Vandaar dat ik nog eens geprobeerd heb om in deze zaak enige klaarheid te krijgen. Via de website van Taaladvies.net heb ik daarom recent de volgende vraag voorgelegd.
“Mijn vraag is op welke lettergreep de hoofklemtoon valt in de woorden: hoofdverpleegkundige en of oogheelkundige. Wanneer ik van Dale raadpleeg krijg ik te zien dat de hoofklemtoon op lettergreep vier (kun) ligt. Raadpleeg ik daarentegen het ANW (Algemeen Nederlands Woordenboek) dan krijg ik te zien dat de hoofdklemtoon op de eerste lettergreep ligt (hoofd/oog). (NB: Op ANW krijg ik bij het lemma wijkverpleegkundige te zien dat daar de hoofdklemtoon op zowel de eerste als op de vierde lettergreep ligt).”

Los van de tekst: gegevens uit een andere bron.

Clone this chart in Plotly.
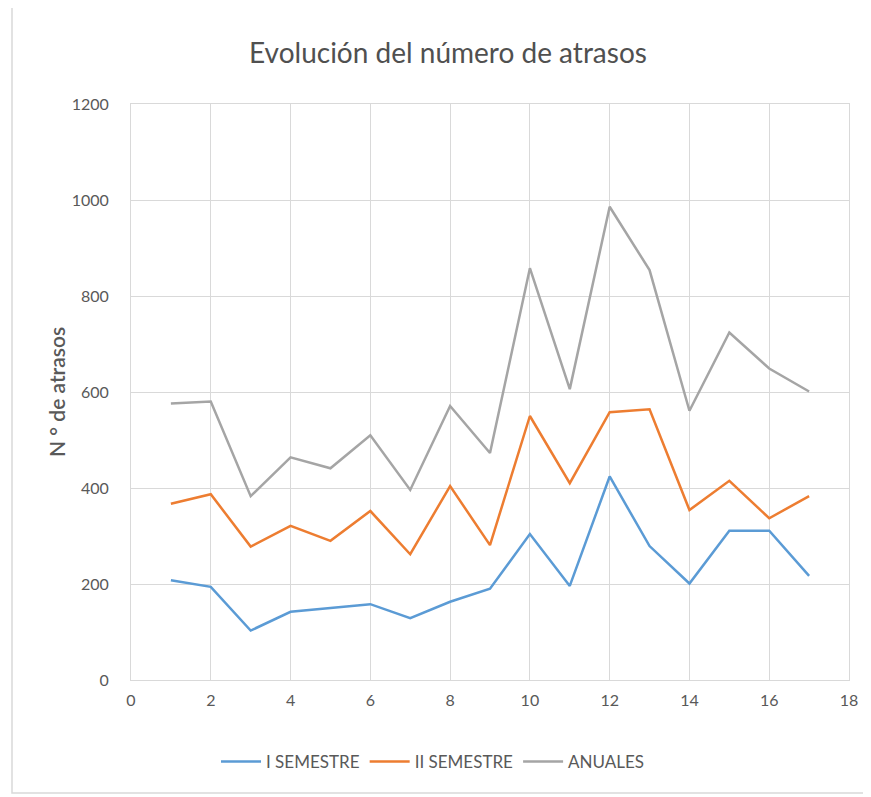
import plotly.graph_objects as go

x_vals = list(range(1, 18))
sem1 = [208, 194, 103, 142, 150, 158, 129, 163, 190, 304, 196, 424, 279, 201, 311, 311, 217]
sem2 = [367, 387, 278, 321, 290, 352, 262, 404, 281, 550, 410, 558, 564, 354, 415, 337, 383]
anuales = [576, 580, 383, 464, 441, 510, 396, 571, 473, 858, 606, 986, 854, 561, 724, 649, 601]

series_names = ["I SEMESTRE", "II SEMESTRE", "ANUALES"]
series_colors = ["#5B9BD5", "#ED7D31", "#A5A5A5"]

OFF = 8  # page body margin
W, H = 871 - OFF, 797 - OFF
# target plot area in screen px: x 131..849, y 104..680
L, T = 131 - OFF, 104 - OFF
R = (W + OFF) - 849
B = (H + OFF) - 680
pw = W - L - R
ph = H - T - B

def px2x(p):
    return (p - OFF - L) / pw

def py2y(p):
    return (H - B - (p - OFF)) / ph

font_family = "Lato, 'Open Sans', sans-serif"
txt_color = "#595959"

fig = go.Figure()
for name, vals, col in zip(series_names, [sem1, sem2, anuales], series_colors):
    fig.add_trace(go.Scatter(x=x_vals, y=vals, mode="lines", name=name,
                             line=dict(color=col, width=2.5)))

fig.update_layout(
    width=W, height=H,
    margin=dict(l=L, r=R, t=T, b=B),
    paper_bgcolor="white", plot_bgcolor="white",
    font=dict(family=font_family, color=txt_color, size=16),
    title=dict(text="Evolución del número de atrasos", x=(448 - OFF) / W,
               xanchor="center", y=1 - (53 - OFF) / H, yanchor="middle",
               font=dict(size=28, color="#505050", family=font_family)),
    showlegend=True,
    legend=dict(orientation="h", x=px2x(216), y=py2y(762), xanchor="left", yanchor="middle",
                font=dict(size=17, color=txt_color), tracegroupgap=0, itemwidth=40),
    xaxis=dict(range=[0, 18], dtick=2, tick0=0, showgrid=True, gridcolor="#d9d9d9", gridwidth=1,
               zeroline=False, showline=True, linecolor="#d9d9d9", mirror=True,
               ticks="", ticklabelstandoff=6, tickfont=dict(size=16, color=txt_color)),
    yaxis=dict(range=[0, 1200], dtick=200, showgrid=True, gridcolor="#d9d9d9", gridwidth=1,
               zeroline=False, showline=True, linecolor="#d9d9d9", mirror=True,
               ticks="", ticklabelstandoff=18, tickfont=dict(size=16, color=txt_color)),
    shapes=[dict(type="rect", xref="paper", yref="paper",
                 x0=px2x(12), x1=px2x(885), y0=py2y(793), y1=py2y(6),
                 line=dict(color="#d9d9d9", width=1.5), fillcolor="rgba(0,0,0,0)", layer="below")],
    annotations=[dict(text="N ° de atrasos", xref="paper", yref="paper", x=px2x(56), y=0.5,
                      textangle=-90, showarrow=False, xanchor="center", yanchor="middle",
                      font=dict(size=21, color=txt_color, family=font_family, weight=600))],
)

fig.write_html("out.html")
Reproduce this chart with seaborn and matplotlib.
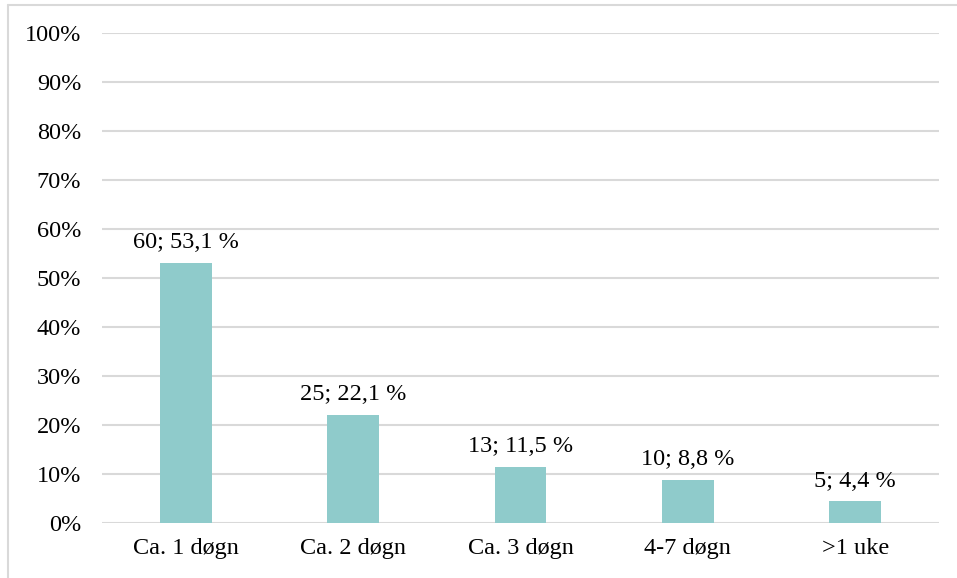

Ik kreeg gisteren antwoord van Dit e-mailadres wordt beveiligd tegen spambots. JavaScript dient ingeschakeld te zijn om het te bekijken.
Onlangs hebt u op het Taalunieversum een taalvraag gesteld. Hieronder vindt u het antwoord:
De beklemtoning van woorden als 'hoofdverpleegkundige', 'wijkverpleegkundige' en 'oogheelkundige' varieert. De klemtoon kan zowel op de eerste lettergreep als op 'kun' liggen. Dat is wel te verklaren.
Als de klemtoon op 'kun' wordt gelegd, wordt de beklemtoning van het bijbehorende bijvoeglijk naamwoord op '-kundig' gevolgd: woorden als 'verpleegkundig', 'oogheelkundig' en 'tandheelkundig' hebben standaard de klemtoon op 'kun'. (Hetzelfde geldt voor 'geschiedkundig', 'letterkundig', 'natuurkundig' etc.) In de meeste gevallen wordt die beklemtoning overgenomen in een (naar een persoon verwijzende) zelfstandig gebruikte vorm daarvan: 'geschiedKUNdige', 'letterKUNdige', natuurKUNdige', en ook 'verpleegKUNdige'.
Als vóór zo'n aanduiding een woorddeel wordt toegevoegd met een sterk eigen betekeniselement, kan dat eerste deel ook de klemtoon krijgen. Dat geldt in dit geval: in 'hoofdverpleegkundige', 'wijkverpleegkundige' en 'oogheelkundige' voegen de woorddelen 'hoofd', 'wijk' en 'oog' een belangrijk betekenisaspect toe aan het tweede deel van de samenstelling. De klemtoon kan daarom ook op dat eerste deel liggen. Zo vermeldt Van Dale naast 'wisKUNdige' de woorden 'verZEkeringswiskundige' en 'LEvensverzekeringswiskundige'. Bij die laatstgenoemde twee woorden ligt er zo'n sterke natuurlijke nadruk op het eerste deel dat dat de klemtoon krijgt.
Met vriendelijke groet,
Namens het Taalunieversum,
Jaco de Kraker
'Taaladvies' van het Taalunieversum is een samenwerkingsverband tussen de Nederlandse Taalunie, de Taaltelefoon en het Genootschap Onze Taal.